== WHAT IS ASKED ==
Only the lines from the start of the data to the line containing "const px = (c)", both included, should be output, exactly and without pictures.

== DATA ==
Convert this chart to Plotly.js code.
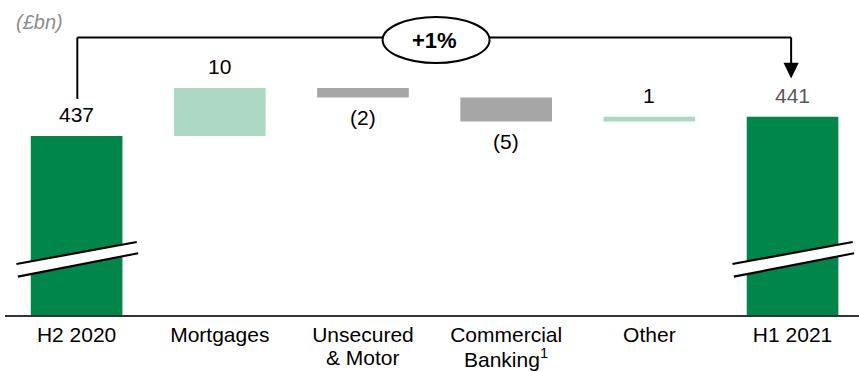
<!DOCTYPE html>
<html>
<head>
<meta charset="utf-8">
<script src="https://cdn.plot.ly/plotly-3.0.1.min.js"></script>
<style>html,body{margin:0;padding:0;background:#fff;}#chart{width:859px;height:372px;}</style>
</head>
<body>
<div id="chart"></div>
<script>
// ---- data ----
const categories = ["H2 2020", "Mortgages", "Unsecured<br>& Motor", "Commercial<br>Banking<sup>1</sup>", "Other", "H1 2021"];
const values = [437, 10, -2, -5, 1, 441];
const measures = ["absolute", "relative", "relative", "relative", "relative", "total"];
const valueLabels = ["437", "10", "(2)", "(5)", "1", "441"];
const changeLabel = "+1%";
const unitLabel = "(£bn)";

// ---- style ----
const GREEN = "#00854a", PALE = "#acd8c3", GRAY = "#a6a6a6";
const FONT = "Liberation Sans, Arial, sans-serif";
const XR = [-0.5, 5.464];
const px = (c) => (c - XR[0]) / (XR[1] - XR[0]);   // category position -> paper x

// running totals
let run = 0; const ends = [];
values.forEach((v, i) => {
  if (measures[i] === "absolute") run = v;
  else if (measures[i] === "relative") run += v;
  ends.push(run);
});

const firstLines = categories.map(c => c.split("<br>")[0]);
const secondLines = categories.map(c => c.split("<br>")[1] || "");

const trace = {
  type: "waterfall",
  x: categories, y: values, measure: measures,
  width: 0.64,
  connector: {visible: false},
  increasing: {marker: {color: PALE}},
  decreasing: {marker: {color: GRAY}},
  totals: {marker: {color: GREEN}},
  textinfo: "none", hoverinfo: "skip"
};

const annotations = [];
values.forEach((v, i) => {
  const neg = measures[i] === "relative" && v < 0;
  annotations.push({
    xref: "x", yref: "y", x: i, y: ends[i],
    yshift: neg ? -20 : 21, yanchor: "middle",
    text: valueLabels[i], showarrow: false,
    font: {family: FONT, size: 21, color: i === values.length - 1 ? "#595959" : "#000"}
  });
  if (secondLines[i]) annotations.push({
    xref: "paper", yref: "paper", x: px(i), y: -0.135, yanchor: "middle",
    text: secondLines[i], showarrow: false,
    font: {family: FONT, size: 21, color: "#000"}
  });
});
annotations.push({xref: "paper", yref: "paper", x: px(2.5), y: 0.872, yanchor: "middle",
  text: "<b>" + changeLabel + "</b>", showarrow: false, font: {family: FONT, size: 22, color: "#000"}});
annotations.push({xref: "paper", yref: "paper", x: 0.011, xanchor: "left", y: 0.93, yanchor: "middle",
  text: "<i>" + unitLabel + "</i>", showarrow: false, font: {family: FONT, size: 20, color: "#8c8c8c"}});

const shapes = [];
// axis breaks on the two total bars
[0, values.length - 1].forEach(i => {
  const a = px(i - 0.42), b = px(i + 0.42), a2 = px(i - 0.41), b2 = px(i + 0.43);
  shapes.push({type: "path", xref: "paper", yref: "paper",
    path: `M${a},0.1619 L${b},0.2317 L${b2},0.1959 L${a2},0.1216 Z`,
    fillcolor: "#fff", line: {width: 0}});
  shapes.push({type: "line", xref: "paper", yref: "paper", x0: a, y0: 0.1619, x1: b, y1: 0.2317, line: {color: "#000", width: 2.2}});
  shapes.push({type: "line", xref: "paper", yref: "paper", x0: a2, y0: 0.1216, x1: b2, y1: 0.1959, line: {color: "#000", width: 2.2}});
});
// bracket connector
const L = px(0.005), R = px(values.length - 1 - 0.01);
const yTop = 0.881;
shapes.push({type: "line", xref: "paper", yref: "paper", x0: L, y0: 0.686, x1: L, y1: yTop, line: {color: "#000", width: 2}});
shapes.push({type: "line", xref: "paper", yref: "paper", x0: L, y0: yTop, x1: R, y1: yTop, line: {color: "#000", width: 2}});
shapes.push({type: "line", xref: "paper", yref: "paper", x0: R, y0: yTop, x1: R, y1: 0.80, line: {color: "#000", width: 2}});
shapes.push({type: "path", xref: "paper", yref: "paper",
  path: `M${px(values.length - 1 - 0.01 - 0.053)},0.801 L${px(values.length - 1 - 0.01 + 0.053)},0.801 L${R},0.751 Z`,
  fillcolor: "#000", line: {width: 0}});
shapes.push({type: "circle", xref: "paper", yref: "paper", x0: px(2.137), x1: px(2.884), y0: 0.80, y1: 0.946,
  fillcolor: "#fff", line: {color: "#000", width: 2}});

const layout = {
  width: 859, height: 372,
  margin: {l: 5, r: 0, t: 0, b: 57},
  paper_bgcolor: "#fff", plot_bgcolor: "#fff",
  showlegend: false,
  xaxis: {type: "category", range: XR, tickvals: categories, ticktext: firstLines,
    showline: true, linecolor: "#333", linewidth: 2, ticks: "", showgrid: false, zeroline: false,
    tickfont: {family: FONT, size: 21, color: "#000"}, fixedrange: true},
  yaxis: {visible: false, range: [399.71, 465.33], showgrid: false, zeroline: false, fixedrange: true},
  annotations: annotations,
  shapes: shapes,
  font: {family: FONT}
};

Plotly.newPlot("chart", [trace], layout, {displayModeBar: false, staticPlot: true});
</script>
</body>
</html>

== ANSWER TO THE TASK ==
Convert this chart to Plotly.js code.
<!DOCTYPE html>
<html>
<head>
<meta charset="utf-8">
<script src="https://cdn.plot.ly/plotly-3.0.1.min.js"></script>
<style>html,body{margin:0;padding:0;background:#fff;}#chart{width:859px;height:372px;}</style>
</head>
<body>
<div id="chart"></div>
<script>
// ---- data ----
const categories = ["H2 2020", "Mortgages", "Unsecured<br>& Motor", "Commercial<br>Banking<sup>1</sup>", "Other", "H1 2021"];
const values = [437, 10, -2, -5, 1, 441];
const measures = ["absolute", "relative", "relative", "relative", "relative", "total"];
const valueLabels = ["437", "10", "(2)", "(5)", "1", "441"];
const changeLabel = "+1%";
const unitLabel = "(£bn)";

// ---- style ----
const GREEN = "#00854a", PALE = "#acd8c3", GRAY = "#a6a6a6";
const FONT = "Liberation Sans, Arial, sans-serif";
const XR = [-0.5, 5.464];
const px = (c) => (c - XR[0]) / (XR[1] - XR[0]);   // category position -> paper x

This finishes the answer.